The Extended Credit Facility (ECF) is an IMF lending arrangement that provides sustained program engagement over the medium to long term, with countries that are suffering protracted balance of payment problems. (Photo: Alarming rise in poverty in Sierra Leone).
On the 21st of October, 2013, the IMF approved a SDR 62.22 million (about US$95.9 million) ECF for Sierra Leone – paid over three years. The overall amount of the program represented 60 percent of Sierra Leone’s IMF quota.
According to the IMF, the aim of the 2013 arrangement was “to underpin the government’s economic program and facilitate high-quality public investment and growth enhancing reforms in the context of macroeconomic stability.”

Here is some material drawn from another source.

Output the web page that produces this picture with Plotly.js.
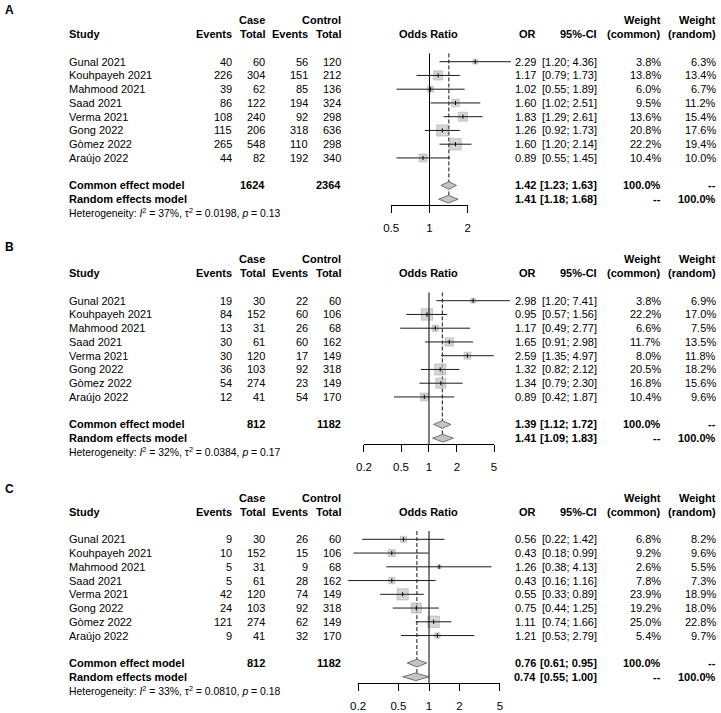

But by December 2016, total disbursements under the arrangement had reached SDR186.66million (about US$253.81 million).
And when the Executive Board of the IMF concluded its sixth review of Sierra Leone’s economic performance on the 7th of December, 2016, it was ‘forced’ to approve a request from the Koroma government for waiver of its “non-observance of the continuous performance criterion on the net present value of its external debt…”
In addition, the IMF said in December 2016, that “the government’s economic reform program supported by the ECF has achieved its key objectives despite the exogenous shocks of the Ebola epidemic and the collapse of iron ore prices and associated loss of production in 2014-2015.”
But today – three months on, Sierra Leone’s economy and the performance of the Koroma government, speak a rather different and ominous story, which now requires further pre-elections IMF financial bailout – money which the ruling APC party could easily siphon into party political campaign funds for the 2018 elections.
As the people of Sierra Leone look to change their inept and corrupt government next year, the question that many are asking is, for how long will the IMF continue to pour hundreds of millions of dollars into the Koroma government’s coffers, simply to bail out its fiscal profligacy?